• Job: Retype the whole listing, please, keeping every line exact and dropping the pictures.

• Data excerpt:
################

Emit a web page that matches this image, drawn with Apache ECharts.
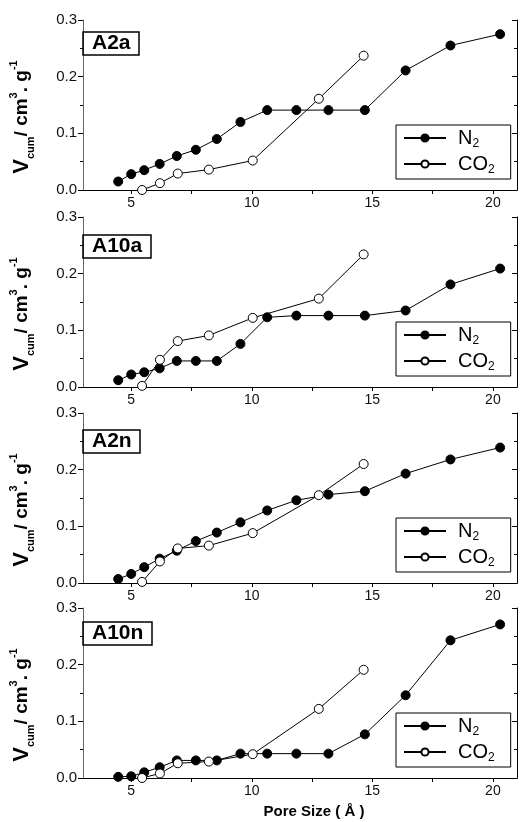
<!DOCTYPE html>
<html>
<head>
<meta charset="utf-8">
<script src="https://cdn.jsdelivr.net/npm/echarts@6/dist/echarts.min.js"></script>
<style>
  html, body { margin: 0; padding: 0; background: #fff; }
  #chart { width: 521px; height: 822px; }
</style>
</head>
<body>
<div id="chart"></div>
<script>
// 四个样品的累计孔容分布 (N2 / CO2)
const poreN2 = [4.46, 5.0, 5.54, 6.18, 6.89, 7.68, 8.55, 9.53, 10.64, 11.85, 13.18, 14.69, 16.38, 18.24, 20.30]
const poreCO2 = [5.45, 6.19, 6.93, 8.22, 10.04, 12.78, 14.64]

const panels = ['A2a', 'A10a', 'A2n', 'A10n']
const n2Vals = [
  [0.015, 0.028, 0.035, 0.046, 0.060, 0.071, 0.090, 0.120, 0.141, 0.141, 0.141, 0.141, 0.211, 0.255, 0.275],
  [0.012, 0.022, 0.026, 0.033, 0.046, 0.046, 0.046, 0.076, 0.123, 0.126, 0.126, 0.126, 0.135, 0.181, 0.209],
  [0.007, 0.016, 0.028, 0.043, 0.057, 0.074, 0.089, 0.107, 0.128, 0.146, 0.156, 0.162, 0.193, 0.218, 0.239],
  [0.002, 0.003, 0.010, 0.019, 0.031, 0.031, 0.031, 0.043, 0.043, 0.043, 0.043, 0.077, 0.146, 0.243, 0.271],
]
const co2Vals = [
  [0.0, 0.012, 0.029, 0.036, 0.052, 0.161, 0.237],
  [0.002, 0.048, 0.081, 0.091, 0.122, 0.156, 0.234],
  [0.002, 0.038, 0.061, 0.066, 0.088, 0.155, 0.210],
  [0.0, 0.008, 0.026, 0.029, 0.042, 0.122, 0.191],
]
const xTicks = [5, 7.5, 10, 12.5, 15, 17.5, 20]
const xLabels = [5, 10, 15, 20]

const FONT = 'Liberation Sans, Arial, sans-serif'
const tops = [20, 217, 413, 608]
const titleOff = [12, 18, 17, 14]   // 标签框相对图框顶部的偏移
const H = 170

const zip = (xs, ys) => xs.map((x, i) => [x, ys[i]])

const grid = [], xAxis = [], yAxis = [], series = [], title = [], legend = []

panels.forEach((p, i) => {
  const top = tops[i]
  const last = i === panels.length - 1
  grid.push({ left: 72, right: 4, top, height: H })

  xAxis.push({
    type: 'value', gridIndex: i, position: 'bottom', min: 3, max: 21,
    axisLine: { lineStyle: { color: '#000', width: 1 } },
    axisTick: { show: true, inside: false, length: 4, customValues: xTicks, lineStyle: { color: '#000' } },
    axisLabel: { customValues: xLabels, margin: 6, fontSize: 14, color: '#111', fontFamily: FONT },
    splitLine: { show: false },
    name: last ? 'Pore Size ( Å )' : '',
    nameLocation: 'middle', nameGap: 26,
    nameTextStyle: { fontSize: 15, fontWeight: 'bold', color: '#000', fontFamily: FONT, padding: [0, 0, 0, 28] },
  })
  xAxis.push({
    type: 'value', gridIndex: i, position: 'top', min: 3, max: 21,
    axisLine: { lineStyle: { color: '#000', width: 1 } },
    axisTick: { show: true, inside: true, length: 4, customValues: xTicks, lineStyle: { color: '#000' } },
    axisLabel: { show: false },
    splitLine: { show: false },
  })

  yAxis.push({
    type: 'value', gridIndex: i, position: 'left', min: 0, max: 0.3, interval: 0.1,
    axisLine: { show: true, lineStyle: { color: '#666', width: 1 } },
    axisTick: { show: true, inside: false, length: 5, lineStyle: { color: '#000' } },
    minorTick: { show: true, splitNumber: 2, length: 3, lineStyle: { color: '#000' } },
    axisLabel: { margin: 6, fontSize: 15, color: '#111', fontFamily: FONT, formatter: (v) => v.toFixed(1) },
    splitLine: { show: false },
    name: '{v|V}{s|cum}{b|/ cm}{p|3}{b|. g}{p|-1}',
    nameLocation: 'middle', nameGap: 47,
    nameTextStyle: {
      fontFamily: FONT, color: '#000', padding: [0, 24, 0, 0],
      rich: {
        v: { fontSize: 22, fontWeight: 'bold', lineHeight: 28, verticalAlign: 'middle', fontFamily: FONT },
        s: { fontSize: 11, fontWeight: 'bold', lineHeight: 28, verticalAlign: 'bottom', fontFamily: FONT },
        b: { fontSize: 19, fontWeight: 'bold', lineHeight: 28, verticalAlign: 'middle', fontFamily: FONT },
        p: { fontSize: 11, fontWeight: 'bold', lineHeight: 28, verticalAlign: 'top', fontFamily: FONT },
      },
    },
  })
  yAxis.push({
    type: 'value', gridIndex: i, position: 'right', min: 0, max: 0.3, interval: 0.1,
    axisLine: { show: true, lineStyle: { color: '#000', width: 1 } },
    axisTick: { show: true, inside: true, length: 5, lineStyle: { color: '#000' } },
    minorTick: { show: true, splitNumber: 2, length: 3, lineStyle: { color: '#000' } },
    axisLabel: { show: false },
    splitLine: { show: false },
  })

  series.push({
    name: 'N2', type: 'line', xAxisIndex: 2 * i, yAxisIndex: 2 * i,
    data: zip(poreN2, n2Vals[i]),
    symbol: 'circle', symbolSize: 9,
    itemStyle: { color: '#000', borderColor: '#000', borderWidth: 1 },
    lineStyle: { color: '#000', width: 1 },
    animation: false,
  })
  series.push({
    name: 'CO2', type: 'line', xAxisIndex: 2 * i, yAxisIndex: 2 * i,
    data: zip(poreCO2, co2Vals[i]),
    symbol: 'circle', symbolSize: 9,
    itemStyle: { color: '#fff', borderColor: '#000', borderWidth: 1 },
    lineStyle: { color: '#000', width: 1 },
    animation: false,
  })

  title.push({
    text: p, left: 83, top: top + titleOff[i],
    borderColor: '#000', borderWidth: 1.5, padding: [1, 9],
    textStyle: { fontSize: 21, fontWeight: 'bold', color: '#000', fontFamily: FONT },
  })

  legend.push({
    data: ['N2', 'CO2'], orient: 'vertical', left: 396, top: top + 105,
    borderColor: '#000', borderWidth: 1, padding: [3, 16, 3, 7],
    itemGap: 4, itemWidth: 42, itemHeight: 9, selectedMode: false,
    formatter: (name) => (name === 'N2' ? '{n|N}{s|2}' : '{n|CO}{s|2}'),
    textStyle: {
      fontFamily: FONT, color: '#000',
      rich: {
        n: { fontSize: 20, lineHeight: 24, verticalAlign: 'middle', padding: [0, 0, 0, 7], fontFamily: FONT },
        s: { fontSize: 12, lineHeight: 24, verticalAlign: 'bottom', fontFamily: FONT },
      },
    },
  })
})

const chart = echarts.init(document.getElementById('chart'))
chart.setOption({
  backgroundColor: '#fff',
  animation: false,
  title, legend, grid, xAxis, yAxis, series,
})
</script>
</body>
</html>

################

• Correct result:
Emit a web page that matches this image, drawn with Apache ECharts.
<!DOCTYPE html>
<html>
<head>
<meta charset="utf-8">
<script src="https://cdn.jsdelivr.net/npm/echarts@6/dist/echarts.min.js"></script>
<style>
  html, body { margin: 0; padding: 0; background: #fff; }
  #chart { width: 521px; height: 822px; }
</style>
</head>
<body>
<div id="chart"></div>
<script>
// 四个样品的累计孔容分布 (N2 / CO2)
const poreN2 = [4.46, 5.0, 5.54, 6.18, 6.89, 7.68, 8.55, 9.53, 10.64, 11.85, 13.18, 14.69, 16.38, 18.24, 20.30]
const poreCO2 = [5.45, 6.19, 6.93, 8.22, 10.04, 12.78, 14.64]

const panels = ['A2a', 'A10a', 'A2n', 'A10n']
const n2Vals = [
  [0.015, 0.028, 0.035, 0.046, 0.060, 0.071, 0.090, 0.120, 0.141, 0.141, 0.141, 0.141, 0.211, 0.255, 0.275],
  [0.012, 0.022, 0.026, 0.033, 0.046, 0.046, 0.046, 0.076, 0.123, 0.126, 0.126, 0.126, 0.135, 0.181, 0.209],
  [0.007, 0.016, 0.028, 0.043, 0.057, 0.074, 0.089, 0.107, 0.128, 0.146, 0.156, 0.162, 0.193, 0.218, 0.239],
  [0.002, 0.003, 0.010, 0.019, 0.031, 0.031, 0.031, 0.043, 0.043, 0.043, 0.043, 0.077, 0.146, 0.243, 0.271],
]
const co2Vals = [
  [0.0, 0.012, 0.029, 0.036, 0.052, 0.161, 0.237],
  [0.002, 0.048, 0.081, 0.091, 0.122, 0.156, 0.234],
  [0.002, 0.038, 0.061, 0.066, 0.088, 0.155, 0.210],
  [0.0, 0.008, 0.026, 0.029, 0.042, 0.122, 0.191],
]
const xTicks = [5, 7.5, 10, 12.5, 15, 17.5, 20]
const xLabels = [5, 10, 15, 20]

const FONT = 'Liberation Sans, Arial, sans-serif'
const tops = [20, 217, 413, 608]
const titleOff = [12, 18, 17, 14]   // 标签框相对图框顶部的偏移
const H = 170

const zip = (xs, ys) => xs.map((x, i) => [x, ys[i]])

const grid = [], xAxis = [], yAxis = [], series = [], title = [], legend = []

panels.forEach((p, i) => {
  const top = tops[i]
  const last = i === panels.length - 1
  grid.push({ left: 72, right: 4, top, height: H })

  xAxis.push({
    type: 'value', gridIndex: i, position: 'bottom', min: 3, max: 21,
    axisLine: { lineStyle: { color: '#000', width: 1 } },
    axisTick: { show: true, inside: false, length: 4, customValues: xTicks, lineStyle: { color: '#000' } },
    axisLabel: { customValues: xLabels, margin: 6, fontSize: 14, color: '#111', fontFamily: FONT },
    splitLine: { show: false },
    name: last ? 'Pore Size ( Å )' : '',
    nameLocation: 'middle', nameGap: 26,
    nameTextStyle: { fontSize: 15, fontWeight: 'bold', color: '#000', fontFamily: FONT, padding: [0, 0, 0, 28] },
  })
  xAxis.push({
    type: 'value', gridIndex: i, position: 'top', min: 3, max: 21,
    axisLine: { lineStyle: { color: '#000', width: 1 } },
    axisTick: { show: true, inside: true, length: 4, customValues: xTicks, lineStyle: { color: '#000' } },
    axisLabel: { show: false },
    splitLine: { show: false },
  })

  yAxis.push({
    type: 'value', gridIndex: i, position: 'left', min: 0, max: 0.3, interval: 0.1,
    axisLine: { show: true, lineStyle: { color: '#666', width: 1 } },
    axisTick: { show: true, inside: false, length: 5, lineStyle: { color: '#000' } },
    minorTick: { show: true, splitNumber: 2, length: 3, lineStyle: { color: '#000' } },
    axisLabel: { margin: 6, fontSize: 15, color: '#111', fontFamily: FONT, formatter: (v) => v.toFixed(1) },
    splitLine: { show: false },
    name: '{v|V}{s|cum}{b|/ cm}{p|3}{b|. g}{p|-1}',
    nameLocation: 'middle', nameGap: 47,
    nameTextStyle: {
      fontFamily: FONT, color: '#000', padding: [0, 24, 0, 0],
      rich: {
        v: { fontSize: 22, fontWeight: 'bold', lineHeight: 28, verticalAlign: 'middle', fontFamily: FONT },
        s: { fontSize: 11, fontWeight: 'bold', lineHeight: 28, verticalAlign: 'bottom', fontFamily: FONT },
        b: { fontSize: 19, fontWeight: 'bold', lineHeight: 28, verticalAlign: 'middle', fontFamily: FONT },
        p: { fontSize: 11, fontWeight: 'bold', lineHeight: 28, verticalAlign: 'top', fontFamily: FONT },
      },
    },
  })
  yAxis.push({
    type: 'value', gridIndex: i, position: 'right', min: 0, max: 0.3, interval: 0.1,
    axisLine: { show: true, lineStyle: { color: '#000', width: 1 } },
    axisTick: { show: true, inside: true, length: 5, lineStyle: { color: '#000' } },
    minorTick: { show: true, splitNumber: 2, length: 3, lineStyle: { color: '#000' } },
    axisLabel: { show: false },
    splitLine: { show: false },
  })

  series.push({
    name: 'N2', type: 'line', xAxisIndex: 2 * i, yAxisIndex: 2 * i,
    data: zip(poreN2, n2Vals[i]),
    symbol: 'circle', symbolSize: 9,
    itemStyle: { color: '#000', borderColor: '#000', borderWidth: 1 },
    lineStyle: { color: '#000', width: 1 },
    animation: false,
  })
  series.push({
    name: 'CO2', type: 'line', xAxisIndex: 2 * i, yAxisIndex: 2 * i,
    data: zip(poreCO2, co2Vals[i]),
    symbol: 'circle', symbolSize: 9,
    itemStyle: { color: '#fff', borderColor: '#000', borderWidth: 1 },
    lineStyle: { color: '#000', width: 1 },
    animation: false,
  })

  title.push({
    text: p, left: 83, top: top + titleOff[i],
    borderColor: '#000', borderWidth: 1.5, padding: [1, 9],
    textStyle: { fontSize: 21, fontWeight: 'bold', color: '#000', fontFamily: FONT },
  })

  legend.push({
    data: ['N2', 'CO2'], orient: 'vertical', left: 396, top: top + 105,
    borderColor: '#000', borderWidth: 1, padding: [3, 16, 3, 7],
    itemGap: 4, itemWidth: 42, itemHeight: 9, selectedMode: false,
    formatter: (name) => (name === 'N2' ? '{n|N}{s|2}' : '{n|CO}{s|2}'),
    textStyle: {
      fontFamily: FONT, color: '#000',
      rich: {
        n: { fontSize: 20, lineHeight: 24, verticalAlign: 'middle', padding: [0, 0, 0, 7], fontFamily: FONT },
        s: { fontSize: 12, lineHeight: 24, verticalAlign: 'bottom', fontFamily: FONT },
      },
    },
  })
})

const chart = echarts.init(document.getElementById('chart'))
chart.setOption({
  backgroundColor: '#fff',
  animation: false,
  title, legend, grid, xAxis, yAxis, series,
})
</script>
</body>
</html>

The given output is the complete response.